-- Begin DATA RECORDS --

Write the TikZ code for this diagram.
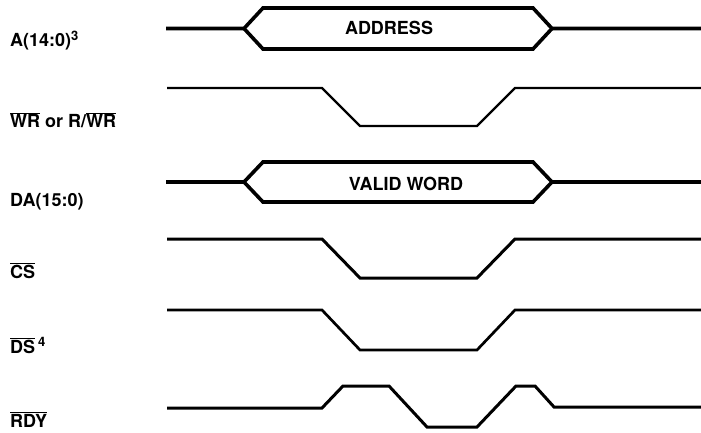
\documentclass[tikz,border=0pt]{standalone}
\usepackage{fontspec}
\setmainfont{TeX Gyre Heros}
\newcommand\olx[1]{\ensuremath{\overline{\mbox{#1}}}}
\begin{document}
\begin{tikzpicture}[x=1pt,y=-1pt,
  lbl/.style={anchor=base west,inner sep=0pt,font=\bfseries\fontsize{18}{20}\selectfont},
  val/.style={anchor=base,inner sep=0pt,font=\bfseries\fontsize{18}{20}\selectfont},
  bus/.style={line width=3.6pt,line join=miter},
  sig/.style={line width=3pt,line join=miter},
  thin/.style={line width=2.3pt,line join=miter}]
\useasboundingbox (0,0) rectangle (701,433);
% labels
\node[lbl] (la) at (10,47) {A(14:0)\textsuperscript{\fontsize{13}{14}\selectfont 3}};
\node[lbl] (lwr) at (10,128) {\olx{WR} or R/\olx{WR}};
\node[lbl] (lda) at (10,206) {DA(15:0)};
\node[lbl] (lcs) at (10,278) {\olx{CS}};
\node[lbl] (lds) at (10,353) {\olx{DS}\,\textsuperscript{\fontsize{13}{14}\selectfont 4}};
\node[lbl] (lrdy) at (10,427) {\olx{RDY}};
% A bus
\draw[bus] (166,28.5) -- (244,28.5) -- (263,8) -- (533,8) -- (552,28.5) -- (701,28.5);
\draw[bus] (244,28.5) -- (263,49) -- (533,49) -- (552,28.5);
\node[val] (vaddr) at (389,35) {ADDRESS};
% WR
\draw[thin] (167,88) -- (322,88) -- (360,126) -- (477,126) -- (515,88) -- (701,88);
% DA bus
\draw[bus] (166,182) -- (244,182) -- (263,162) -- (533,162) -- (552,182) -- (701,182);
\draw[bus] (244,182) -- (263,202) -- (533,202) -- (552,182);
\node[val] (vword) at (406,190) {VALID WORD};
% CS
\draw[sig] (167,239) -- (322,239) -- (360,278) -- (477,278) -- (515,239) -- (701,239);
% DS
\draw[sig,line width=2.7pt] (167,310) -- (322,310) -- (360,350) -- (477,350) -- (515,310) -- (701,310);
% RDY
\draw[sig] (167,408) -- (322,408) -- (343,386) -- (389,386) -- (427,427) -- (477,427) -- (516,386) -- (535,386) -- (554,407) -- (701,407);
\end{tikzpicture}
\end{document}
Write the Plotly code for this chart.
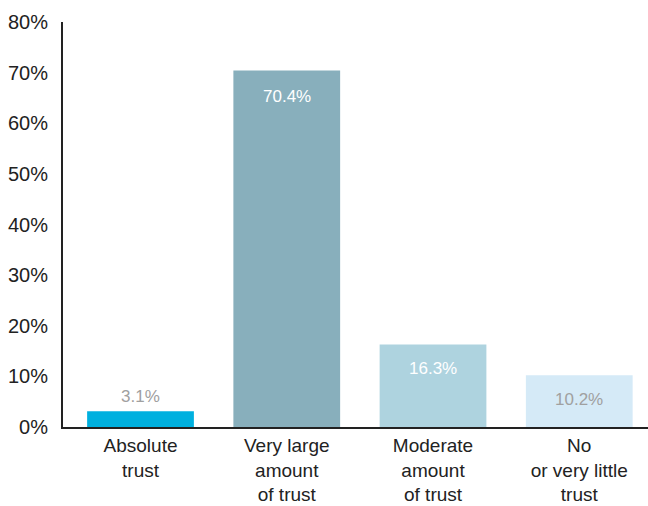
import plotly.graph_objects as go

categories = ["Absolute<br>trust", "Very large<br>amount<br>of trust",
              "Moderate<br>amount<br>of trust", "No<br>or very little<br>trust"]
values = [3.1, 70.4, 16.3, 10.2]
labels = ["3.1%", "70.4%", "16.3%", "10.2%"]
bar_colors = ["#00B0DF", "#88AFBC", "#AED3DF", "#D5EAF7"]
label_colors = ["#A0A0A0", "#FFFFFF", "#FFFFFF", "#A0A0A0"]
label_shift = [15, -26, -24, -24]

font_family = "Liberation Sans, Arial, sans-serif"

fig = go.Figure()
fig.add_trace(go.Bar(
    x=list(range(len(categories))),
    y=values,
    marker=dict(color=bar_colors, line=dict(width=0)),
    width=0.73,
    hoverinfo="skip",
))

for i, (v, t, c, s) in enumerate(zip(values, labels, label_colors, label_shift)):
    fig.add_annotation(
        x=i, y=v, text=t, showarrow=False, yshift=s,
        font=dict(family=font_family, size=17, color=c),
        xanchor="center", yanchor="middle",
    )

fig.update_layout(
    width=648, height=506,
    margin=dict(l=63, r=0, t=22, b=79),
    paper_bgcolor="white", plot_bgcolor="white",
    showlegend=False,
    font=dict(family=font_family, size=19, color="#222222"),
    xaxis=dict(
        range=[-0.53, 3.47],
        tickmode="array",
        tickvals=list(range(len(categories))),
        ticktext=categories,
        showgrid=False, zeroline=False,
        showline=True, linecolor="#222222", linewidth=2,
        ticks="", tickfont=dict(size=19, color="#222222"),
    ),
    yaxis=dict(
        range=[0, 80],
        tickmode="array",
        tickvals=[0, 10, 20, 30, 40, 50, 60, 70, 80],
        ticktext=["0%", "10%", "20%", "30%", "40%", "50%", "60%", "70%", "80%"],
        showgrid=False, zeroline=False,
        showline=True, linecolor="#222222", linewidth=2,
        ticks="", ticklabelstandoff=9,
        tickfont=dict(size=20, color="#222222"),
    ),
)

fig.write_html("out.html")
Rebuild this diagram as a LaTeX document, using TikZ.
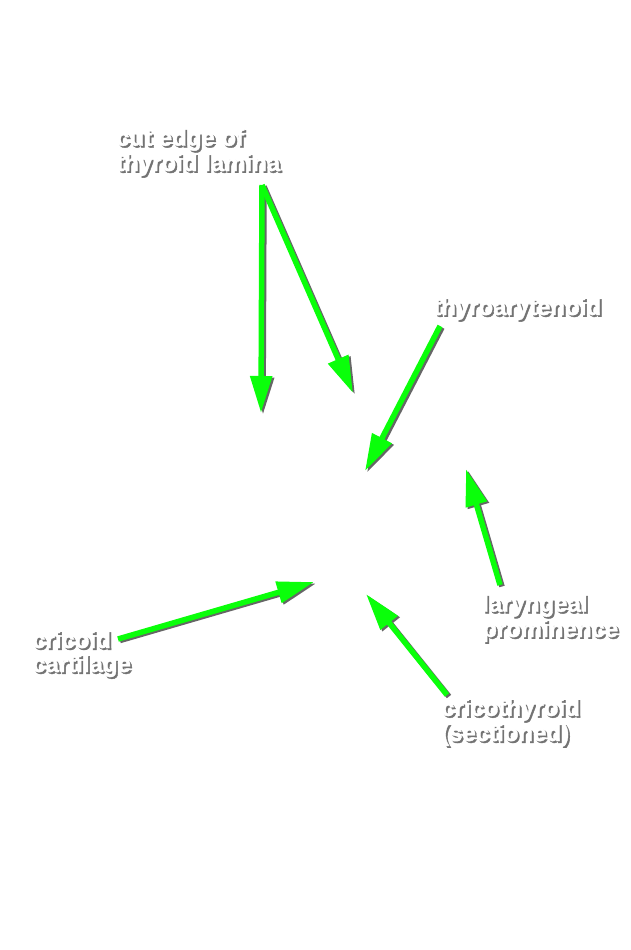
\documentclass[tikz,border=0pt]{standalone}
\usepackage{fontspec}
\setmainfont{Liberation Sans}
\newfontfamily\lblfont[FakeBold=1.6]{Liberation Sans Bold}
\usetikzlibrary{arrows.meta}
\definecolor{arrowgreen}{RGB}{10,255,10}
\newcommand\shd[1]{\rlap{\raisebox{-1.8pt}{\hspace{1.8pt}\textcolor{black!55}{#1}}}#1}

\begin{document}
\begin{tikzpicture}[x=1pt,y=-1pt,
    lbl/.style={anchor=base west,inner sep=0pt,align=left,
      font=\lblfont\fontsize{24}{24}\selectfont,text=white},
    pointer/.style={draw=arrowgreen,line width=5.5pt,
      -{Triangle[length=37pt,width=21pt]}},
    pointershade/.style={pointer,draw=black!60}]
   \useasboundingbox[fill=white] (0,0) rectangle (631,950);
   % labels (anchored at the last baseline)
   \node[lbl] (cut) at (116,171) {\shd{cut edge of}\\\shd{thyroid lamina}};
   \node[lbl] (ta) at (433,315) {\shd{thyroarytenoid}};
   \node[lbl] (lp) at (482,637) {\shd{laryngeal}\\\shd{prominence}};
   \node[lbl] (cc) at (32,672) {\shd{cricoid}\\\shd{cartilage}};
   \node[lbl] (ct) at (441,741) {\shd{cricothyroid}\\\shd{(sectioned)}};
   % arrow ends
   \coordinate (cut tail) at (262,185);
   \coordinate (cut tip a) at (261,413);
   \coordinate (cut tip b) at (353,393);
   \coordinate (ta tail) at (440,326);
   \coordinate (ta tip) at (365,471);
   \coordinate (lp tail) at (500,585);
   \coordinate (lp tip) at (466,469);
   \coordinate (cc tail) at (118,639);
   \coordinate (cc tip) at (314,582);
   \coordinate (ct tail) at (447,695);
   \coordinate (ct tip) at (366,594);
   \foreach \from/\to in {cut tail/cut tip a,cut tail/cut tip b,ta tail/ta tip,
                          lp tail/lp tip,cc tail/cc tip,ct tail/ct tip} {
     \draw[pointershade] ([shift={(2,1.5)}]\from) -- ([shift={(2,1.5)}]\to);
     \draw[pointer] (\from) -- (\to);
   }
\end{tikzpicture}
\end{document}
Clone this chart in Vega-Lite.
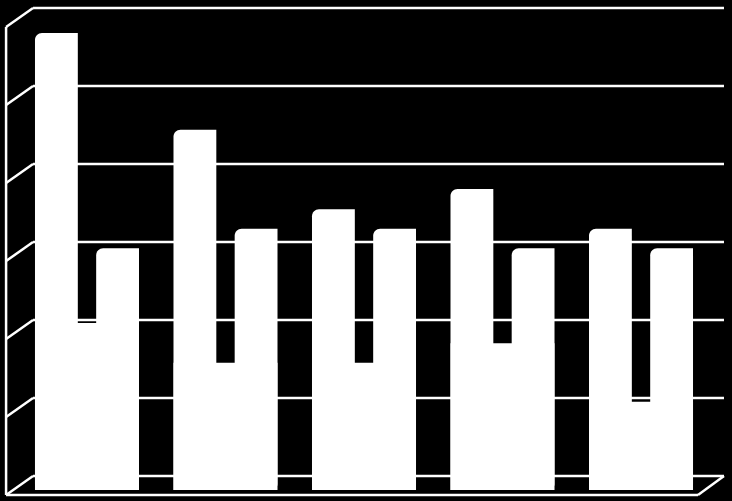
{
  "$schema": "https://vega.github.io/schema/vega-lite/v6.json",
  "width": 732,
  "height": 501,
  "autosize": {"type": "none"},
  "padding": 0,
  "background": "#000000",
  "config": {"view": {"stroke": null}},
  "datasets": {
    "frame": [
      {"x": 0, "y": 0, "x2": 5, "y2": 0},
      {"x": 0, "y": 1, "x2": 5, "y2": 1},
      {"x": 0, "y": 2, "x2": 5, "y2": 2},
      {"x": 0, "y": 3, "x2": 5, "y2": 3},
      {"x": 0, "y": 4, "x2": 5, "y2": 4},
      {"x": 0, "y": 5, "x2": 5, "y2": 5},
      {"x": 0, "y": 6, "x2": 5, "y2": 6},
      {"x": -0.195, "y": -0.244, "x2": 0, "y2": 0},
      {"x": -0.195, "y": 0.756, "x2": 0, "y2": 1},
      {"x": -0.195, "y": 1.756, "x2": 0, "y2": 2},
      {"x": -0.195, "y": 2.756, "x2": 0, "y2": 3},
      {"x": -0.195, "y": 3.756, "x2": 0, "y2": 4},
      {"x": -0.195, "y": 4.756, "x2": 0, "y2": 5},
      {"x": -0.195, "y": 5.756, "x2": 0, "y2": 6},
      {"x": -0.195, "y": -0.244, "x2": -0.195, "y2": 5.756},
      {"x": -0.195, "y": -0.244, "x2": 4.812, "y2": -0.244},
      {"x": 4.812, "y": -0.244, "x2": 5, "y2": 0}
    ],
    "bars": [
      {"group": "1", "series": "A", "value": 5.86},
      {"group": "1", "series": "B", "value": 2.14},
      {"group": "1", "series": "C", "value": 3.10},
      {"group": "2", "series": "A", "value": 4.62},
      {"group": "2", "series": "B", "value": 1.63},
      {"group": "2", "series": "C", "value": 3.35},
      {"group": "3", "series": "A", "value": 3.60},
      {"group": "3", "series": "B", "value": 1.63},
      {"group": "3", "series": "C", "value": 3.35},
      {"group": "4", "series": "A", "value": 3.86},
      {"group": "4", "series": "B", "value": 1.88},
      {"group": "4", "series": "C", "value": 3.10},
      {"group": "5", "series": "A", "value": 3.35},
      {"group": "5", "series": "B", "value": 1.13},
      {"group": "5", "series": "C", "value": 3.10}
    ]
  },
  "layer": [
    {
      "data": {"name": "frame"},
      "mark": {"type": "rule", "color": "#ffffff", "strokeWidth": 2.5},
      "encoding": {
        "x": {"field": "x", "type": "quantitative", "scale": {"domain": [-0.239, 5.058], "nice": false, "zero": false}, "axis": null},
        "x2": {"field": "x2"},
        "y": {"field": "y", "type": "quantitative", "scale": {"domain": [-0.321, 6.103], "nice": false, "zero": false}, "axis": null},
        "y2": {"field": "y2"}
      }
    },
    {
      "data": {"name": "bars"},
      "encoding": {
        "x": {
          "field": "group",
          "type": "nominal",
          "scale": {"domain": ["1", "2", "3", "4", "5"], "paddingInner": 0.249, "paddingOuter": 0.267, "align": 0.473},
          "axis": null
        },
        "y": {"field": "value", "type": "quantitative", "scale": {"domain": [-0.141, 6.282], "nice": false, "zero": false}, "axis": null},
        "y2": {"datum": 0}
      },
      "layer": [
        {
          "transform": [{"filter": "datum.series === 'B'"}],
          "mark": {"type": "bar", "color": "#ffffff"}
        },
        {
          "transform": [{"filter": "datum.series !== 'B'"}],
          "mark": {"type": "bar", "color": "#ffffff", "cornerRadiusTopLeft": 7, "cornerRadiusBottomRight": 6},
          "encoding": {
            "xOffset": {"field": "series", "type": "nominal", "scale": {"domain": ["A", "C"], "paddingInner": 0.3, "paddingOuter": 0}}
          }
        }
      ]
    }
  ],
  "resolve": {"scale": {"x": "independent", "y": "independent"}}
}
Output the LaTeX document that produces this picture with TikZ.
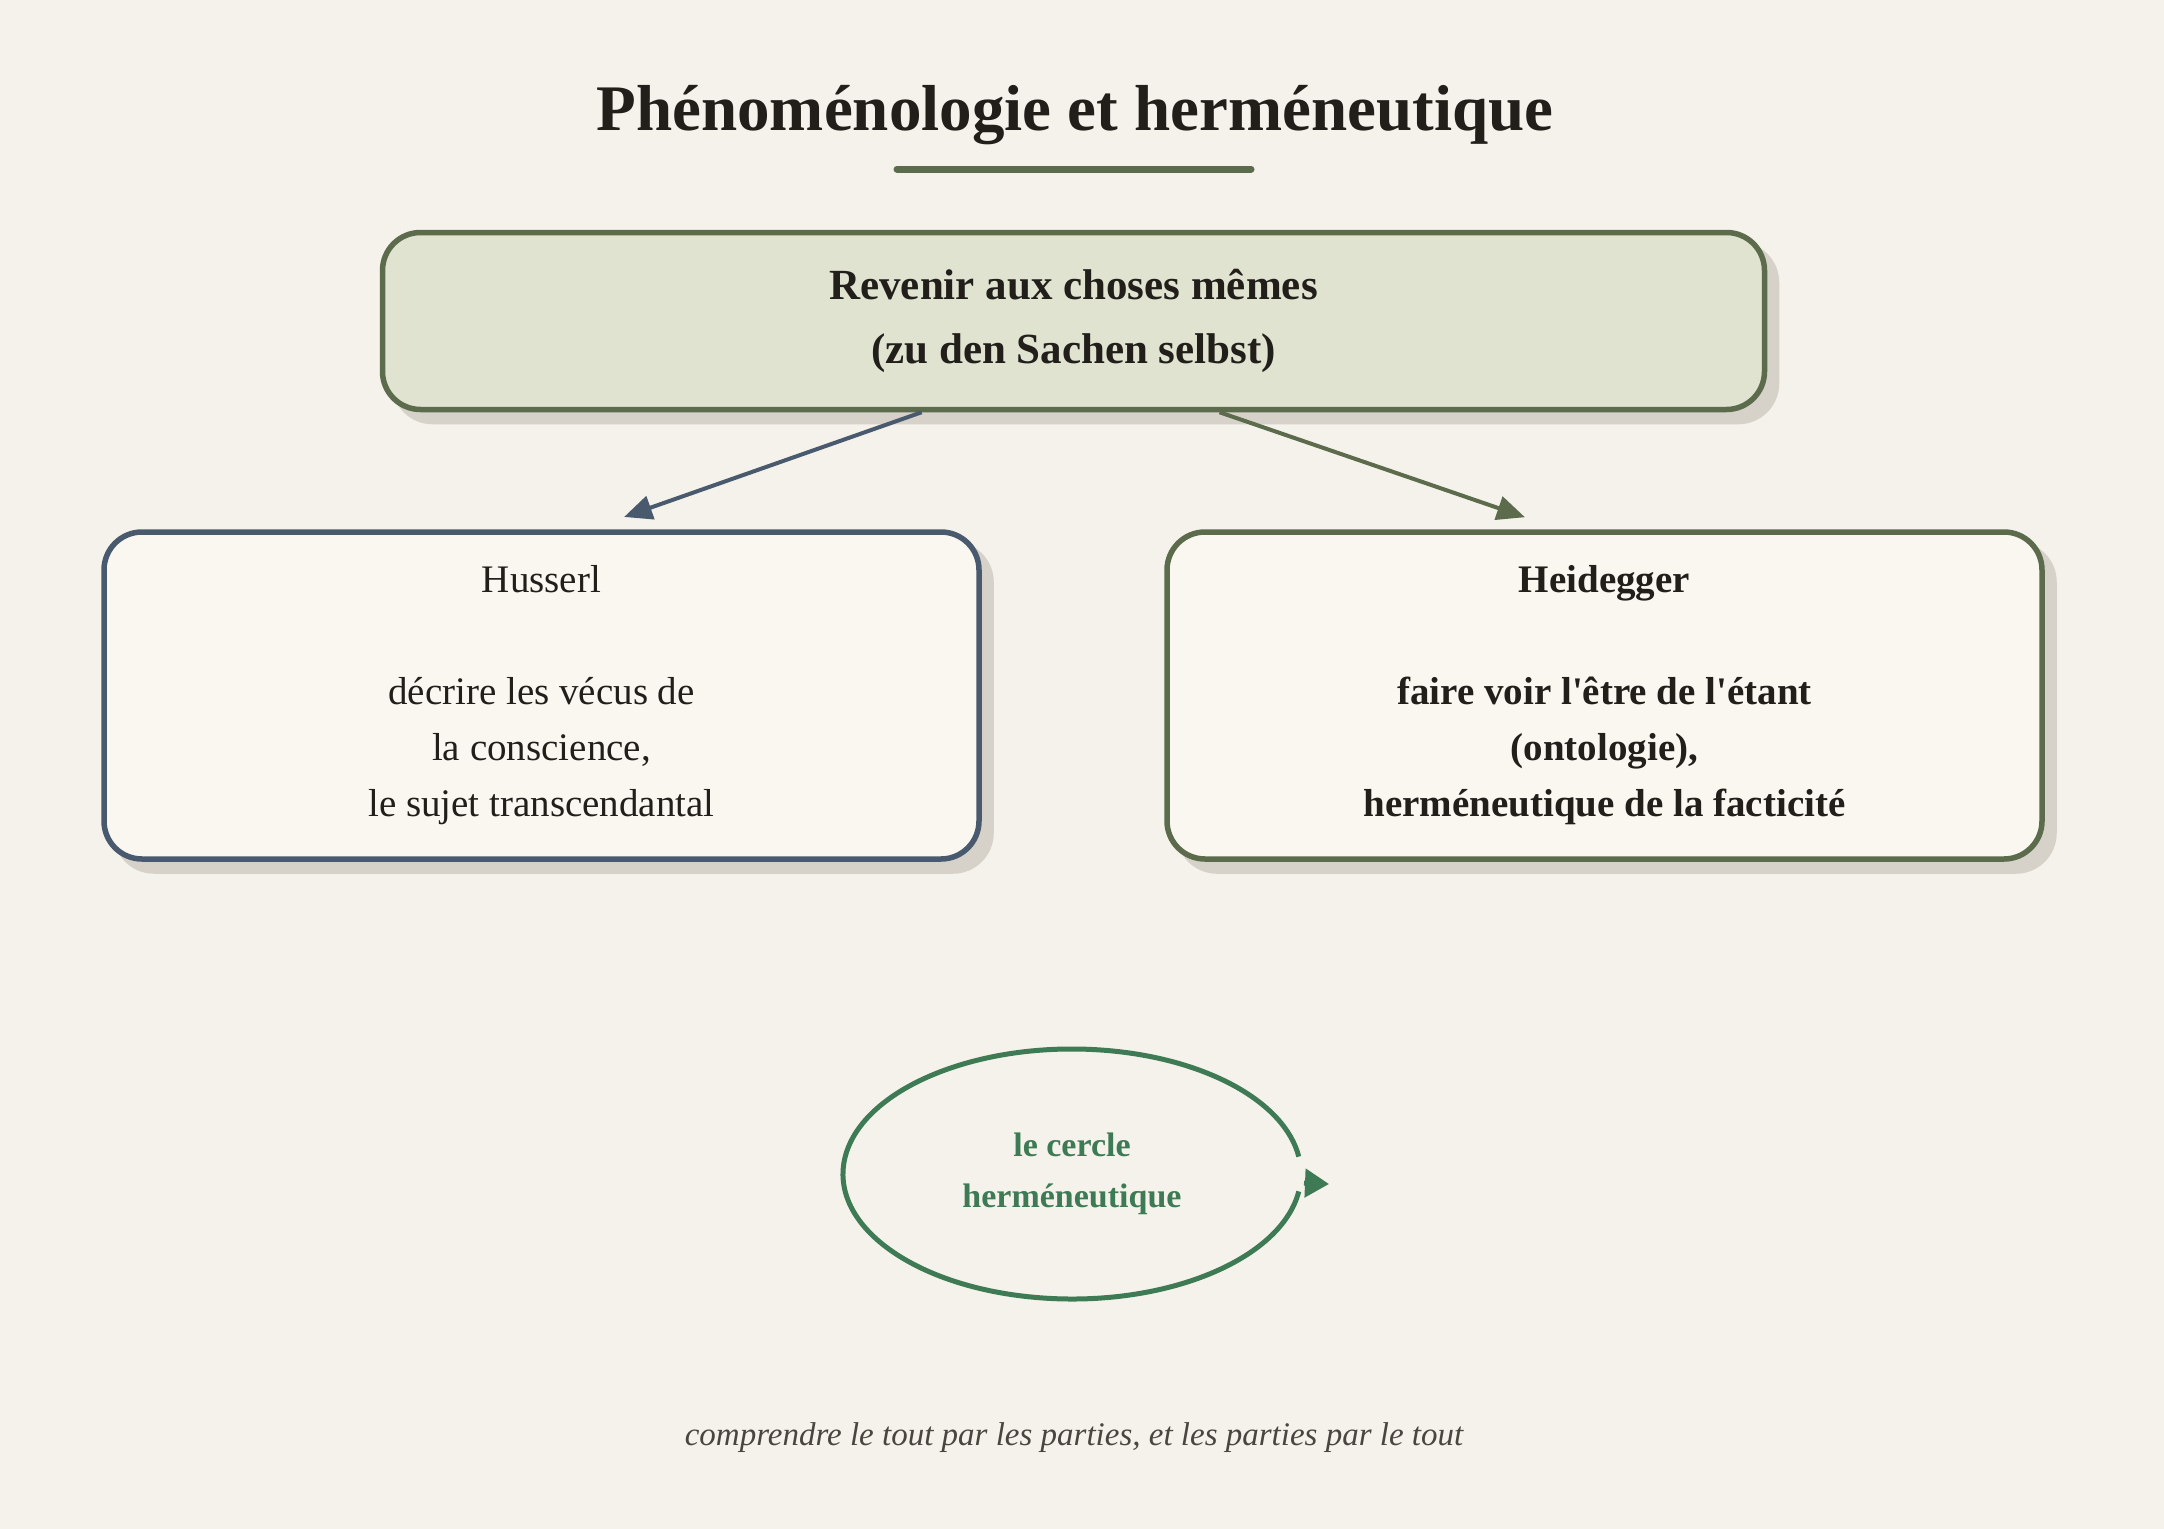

-- End DATA RECORDS --

> **YOUR INSTRUCTIONS**:
State how many lines of the material contain the string "chart", with no other words.

> **OUTPUT OF THE TASK**:
2